The West Bowl Expansion has been marketed as an economic development project that will
help drive the region’s economy forward. But this project is BAD economic development.
• First and foremost, the West Bowl Expansion with corresponding resort sprawl will definitively link the bulk of our region’s economy to one declining industry.
According to a prominent industry trade group, the number of skiers each season has declined dramatically since the 2009/2010 season. The total number of alpine skiers has fallen by almost 2 million participants – almost 20% in five years. (1)
Online equipment and apparel retailers – which pull monies from local economies – have made consistent gains in market share every year since 2007/08. Total market share has nearly doubled since that time. (2)
And climate change threatens to topple the industry entirely. Warmer temperatures mean less snow days and more snowmaking, leading to higher operations costs and, therefore, higher ticket prices.
But that’s not all. “Researchers at the University of New Hampshire have found evidence of a psychological “backyard” effect: City dwellers are less inclined to drive somewhere to ski when there’s no snow in their own neighborhood. This could have serious implications for ski areas that rely on daytrip traffic from feeder cities like Boston and New York.” (3)

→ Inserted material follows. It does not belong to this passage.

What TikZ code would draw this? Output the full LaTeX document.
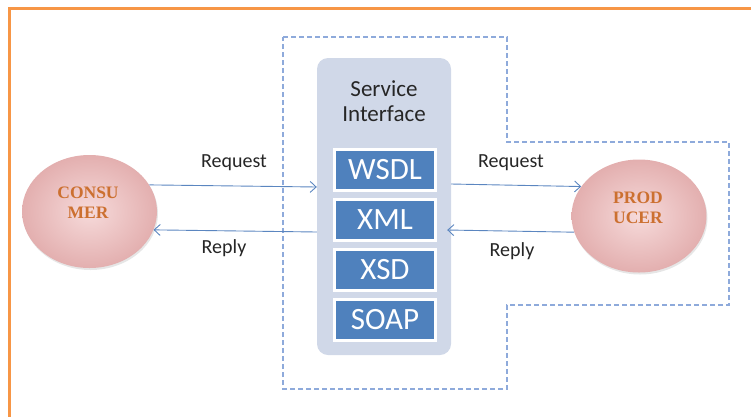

• The Mount Sunapee Draft Decision states that DRED anticipates over $1 million in additional wages because of the West Bowl Expansion. Some wages may go to construction and development-related jobs, which are temporary and may do little for the local economy if outside firms are hired.
The bulk of long-term employment opportunities will be low-wage, part-time and seasonal positions. Good economic development emphasizes sustainable employment, not low-paying service industry jobs.
• A major challenge facing New Hampshire is the attraction and retention of young professionals. This expansion plan does nothing to attract young people to the area and may negatively impact the ability to market our region to millennials.
Consider: In their report on millennial preferences, the Nielsen Company noted that this generation puts a premium on “authenticity, tied to localism and regional pride” when they spend money. (4)
Creating a resort community is the opposite of creating an authentic, sustainable economy designed to attract young people.
(4) The Nielsen Company, Millennials: Breaking the Myths.